Local donors still needed despite a slight drop in blood demand

A weekend newspaper headline said blood banks are changing their approach as demand slips.  It reported fewer elective surgeries and better technology are reducing the amount of blood that needs to be collected.  Some centers around the country are even laying off staff because of the shrinking demand.  

Hoxworth Blood Center Director, Dr. Ronald Sacher said that’s not necessarily the case in Greater Cincinnati.

“Although we’ve seen a 5 percent drop in request for blood, that’s red blood cell components, the Hoxworth Blood Center still has a consistent need for blood donors,” Sacher said.  “The tri-state is not self-sufficient. Last year we had 7,000 blood products obtained from other blood centers in the United States.”

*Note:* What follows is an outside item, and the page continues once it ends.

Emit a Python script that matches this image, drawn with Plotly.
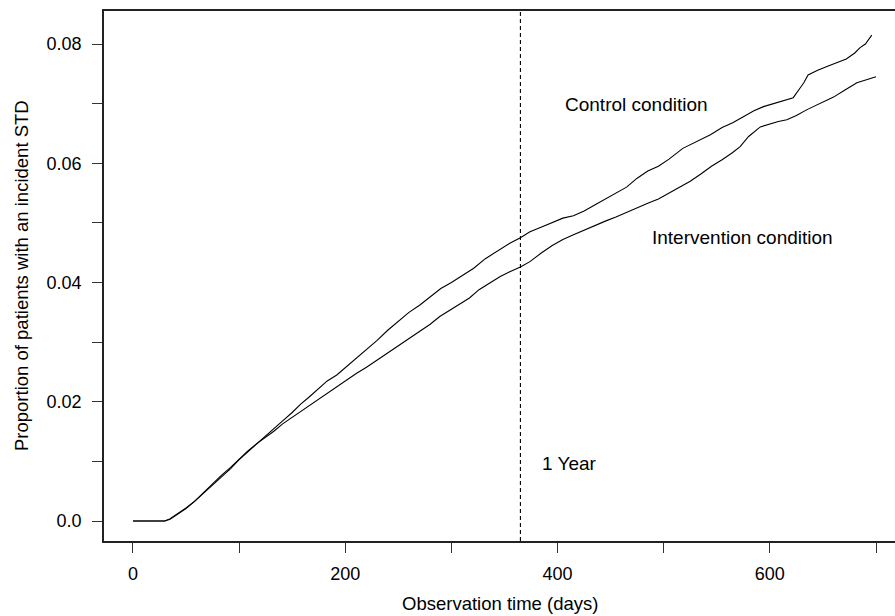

Hoxworth has not laid off any staff.  Sacher says it has reduced expenses and implemented some operational efficiencies to save money.  

He said the center needs to collect 350 units of red cells and 40 units of platelets every day in order to meet the demand of the 30 hospitals it serves.  Hoxworth does make targeted appeals to local donors.

“For example, the demand for platelet products is rapidly growing in the tri-state area,” Sacher said.  “You know this is one of the leading cancer treatment centers for children.  And we have several bone marrow transplant and organ transplant programs.  The demand for other blood components is very high amongst those patients.”

Sacher said there may actually be an increase in the need for blood in the coming years because of aging baby boomers and further medical advances.

“There’s increasing sophistication of medical treatments for cancers and other types of disorders, so I think that this trend will be reversed to some degree,” Sacher said.  “And to what degree we don’t know.  There’s been speculation that the U.S. population is expected to swell by 10 percent over the next 10 years.  The major donor population, which is ages 16 to 64, will only increase by about 5.2 percent.”

Sacher said local residents should not think their blood donations are not needed.  He said maybe in a century’s time there will be bio-reactors making blood, but until then there's no substitute for healthy donors.